** Start **

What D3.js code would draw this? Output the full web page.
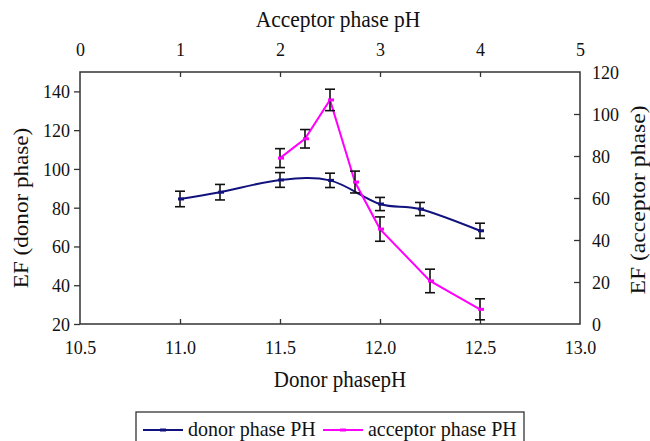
<!DOCTYPE html>
<html>
<head>
<meta charset="utf-8">
<script src="https://cdn.jsdelivr.net/npm/d3@7/dist/d3.min.js"></script>
<style>
  html, body { margin: 0; padding: 0; background: #fff; }
  svg { display: block; }
</style>
</head>
<body>
<svg id="chart" width="650" height="441"></svg>
<script>
// Donor phase series (bottom axis, left axis)
const donorPH  = [11.0, 11.2, 11.5, 11.75, 12.0, 12.2, 12.5];
const donorEF  = [84.5, 88.0, 94.3, 94.1, 81.9, 79.3, 68.1];
const donorErr = [4.0, 4.0, 3.8, 3.7, 3.4, 3.4, 3.9];

// Acceptor phase series (top axis, right axis)
const acceptorPH  = [2.0, 2.25, 2.5, 2.75, 3.0, 3.5, 4.0];
const acceptorEF  = [79.0, 88.2, 106.7, 67.6, 45.2, 20.5, 7.0];
const acceptorErr = [4.5, 4.4, 5.1, 5.2, 5.8, 5.6, 5.0];

// Axis ticks
const bottomTicks = [10.5, 11.0, 11.5, 12.0, 12.5, 13.0];
const topTicks    = [0, 1, 2, 3, 4, 5];
const leftTicks   = [20, 40, 60, 80, 100, 120, 140];
const rightTicks  = [0, 20, 40, 60, 80, 100, 120];

const legendLabels = ["donor phase PH", "acceptor phase PH"];

const FONT = "Liberation Serif";
const STRETCH = 1.1;   // glyphs are drawn slightly taller than wide

const svg = d3.select("#chart").attr("font-family", FONT);
const plot = { left: 80, right: 580, top: 72, bottom: 324 };

const xDonor = d3.scaleLinear().domain([10.5, 13.0]).range([plot.left, plot.right]);
const xAcc   = d3.scaleLinear().domain([0, 5]).range([plot.left, plot.right]);
const yDonor = d3.scaleLinear().domain([20, 150]).range([plot.bottom, plot.top]);
const yAcc   = d3.scaleLinear().domain([0, 120]).range([plot.bottom, plot.top]);

const axisColor = "#333";
const textColor = "#111";

// Move a text element's x/y into a transform so it can be stretched vertically
function stretchText(sel) {
  sel.each(function () {
    const t = d3.select(this);
    const x = +t.attr("x") || 0, y = +t.attr("y") || 0;
    t.attr("x", 0).attr("y", 0).attr("transform", `translate(${x},${y}) scale(1,${STRETCH})`);
  });
}

// Frame
svg.append("rect")
  .attr("x", plot.left).attr("y", plot.top)
  .attr("width", plot.right - plot.left).attr("height", plot.bottom - plot.top)
  .attr("fill", "none").attr("stroke", axisColor).attr("stroke-width", 1.5);

function styleAxis(g) {
  g.attr("font-family", FONT).attr("font-size", 18);
  g.select(".domain").remove();
  g.selectAll(".tick line").attr("stroke", axisColor).attr("stroke-width", 1.3);
  g.selectAll(".tick text").attr("fill", textColor).call(stretchText);
}

// Bottom axis (ticks point inward)
svg.append("g").attr("transform", `translate(0,${plot.bottom})`)
  .call(d3.axisBottom(xDonor).tickValues(bottomTicks).tickFormat(d3.format(".1f"))
    .tickSizeInner(-5).tickSizeOuter(0).tickPadding(16))
  .call(styleAxis)
  .call(g => g.selectAll(".tick line").filter(d => d === 10.5 || d === 13.0).remove());

// Top axis (ticks point inward)
svg.append("g").attr("transform", `translate(0,${plot.top})`)
  .call(d3.axisTop(xAcc).tickValues(topTicks).tickFormat(d3.format("d"))
    .tickSizeInner(-5).tickSizeOuter(0).tickPadding(16))
  .call(styleAxis)
  .call(g => g.selectAll(".tick line").filter(d => d === 0 || d === 5).remove());

// Left axis (ticks point outward)
svg.append("g").attr("transform", `translate(${plot.left},0)`)
  .call(d3.axisLeft(yDonor).tickValues(leftTicks).tickFormat(d3.format("d"))
    .tickSizeInner(6).tickSizeOuter(0).tickPadding(4))
  .call(styleAxis);

// Right axis (ticks point inward)
svg.append("g").attr("transform", `translate(${plot.right},0)`)
  .call(d3.axisRight(yAcc).tickValues(rightTicks).tickFormat(d3.format("d"))
    .tickSizeInner(-6).tickSizeOuter(0).tickPadding(12))
  .call(styleAxis)
  .call(g => g.selectAll(".tick line").filter(d => d === 0 || d === 120).remove());

// Axis titles
function label(x, y, size, text, rotate) {
  return svg.append("text")
    .attr("font-family", FONT).attr("font-size", size).attr("fill", textColor)
    .attr("text-anchor", "middle")
    .attr("transform", `translate(${x},${y}) scale(1,${STRETCH})` + (rotate ? " rotate(-90)" : ""))
    .text(text);
}
label(338, 27, 21.5, "Acceptor phase pH");
label(340, 387, 21, "Donor phasepH");
label(28, (plot.top + plot.bottom) / 2 + 10, 21, "EF (donor phase)", true);
label(645, (plot.top + plot.bottom) / 2 + 2, 21.5, "EF (acceptor phase)", true);

// Series drawing helper
function drawSeries(xs, ys, errs, xScale, yScale, color, curve) {
  const pts = xs.map((x, i) => ({ x, y: ys[i], e: errs[i] }));
  const g = svg.append("g");
  const line = d3.line().x(d => xScale(d.x)).y(d => yScale(d.y)).curve(curve);
  g.append("path").datum(pts).attr("d", line)
    .attr("fill", "none").attr("stroke", color).attr("stroke-width", 2);

  // Error bars
  const eb = g.selectAll(".eb").data(pts).enter().append("g");
  eb.append("line")
    .attr("x1", d => xScale(d.x)).attr("x2", d => xScale(d.x))
    .attr("y1", d => yScale(d.y - d.e)).attr("y2", d => yScale(d.y + d.e))
    .attr("stroke", "#111").attr("stroke-width", 1.6);
  [1, -1].forEach(s => {
    eb.append("line")
      .attr("x1", d => xScale(d.x) - 5).attr("x2", d => xScale(d.x) + 5)
      .attr("y1", d => yScale(d.y + s * d.e)).attr("y2", d => yScale(d.y + s * d.e))
      .attr("stroke", "#111").attr("stroke-width", 1.6);
  });

  // Dash markers
  g.selectAll(".mk").data(pts).enter().append("rect")
    .attr("x", d => xScale(d.x) - 2).attr("y", d => yScale(d.y) - 1.5)
    .attr("width", 6).attr("height", 3).attr("fill", color);
}

drawSeries(donorPH, donorEF, donorErr, xDonor, yDonor, "#12127f", d3.curveCatmullRom.alpha(0));
drawSeries(acceptorPH, acceptorEF, acceptorErr, xAcc, yAcc, "#ff00ff", d3.curveLinear);

// Legend
const lg = svg.append("g");
lg.append("rect").attr("x", 136).attr("y", 412).attr("width", 388).attr("height", 40)
  .attr("fill", "#fff").attr("stroke", axisColor).attr("stroke-width", 1.3);
const legendItems = [
  { label: legendLabels[0], color: "#12127f", x0: 143 },
  { label: legendLabels[1], color: "#ff00ff", x0: 323 }
];
legendItems.forEach(it => {
  lg.append("line").attr("x1", it.x0).attr("x2", it.x0 + 40).attr("y1", 430).attr("y2", 430)
    .attr("stroke", it.color).attr("stroke-width", 2);
  lg.append("rect").attr("x", it.x0 + 17).attr("y", 428.5).attr("width", 6).attr("height", 3)
    .attr("fill", it.color);
  lg.append("text")
    .attr("font-family", FONT).attr("font-size", 20).attr("fill", textColor)
    .attr("transform", `translate(${it.x0 + 45},436) scale(1,${STRETCH})`)
    .text(it.label);
});
</script>
</body>
</html>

** End **

◆ OBJECTIVE: From the listing, copy each line containing the word "this".

◆ COMPLETE RESPONSE:
What D3.js code would draw this? Output the full web page.
    const t = d3.select(this);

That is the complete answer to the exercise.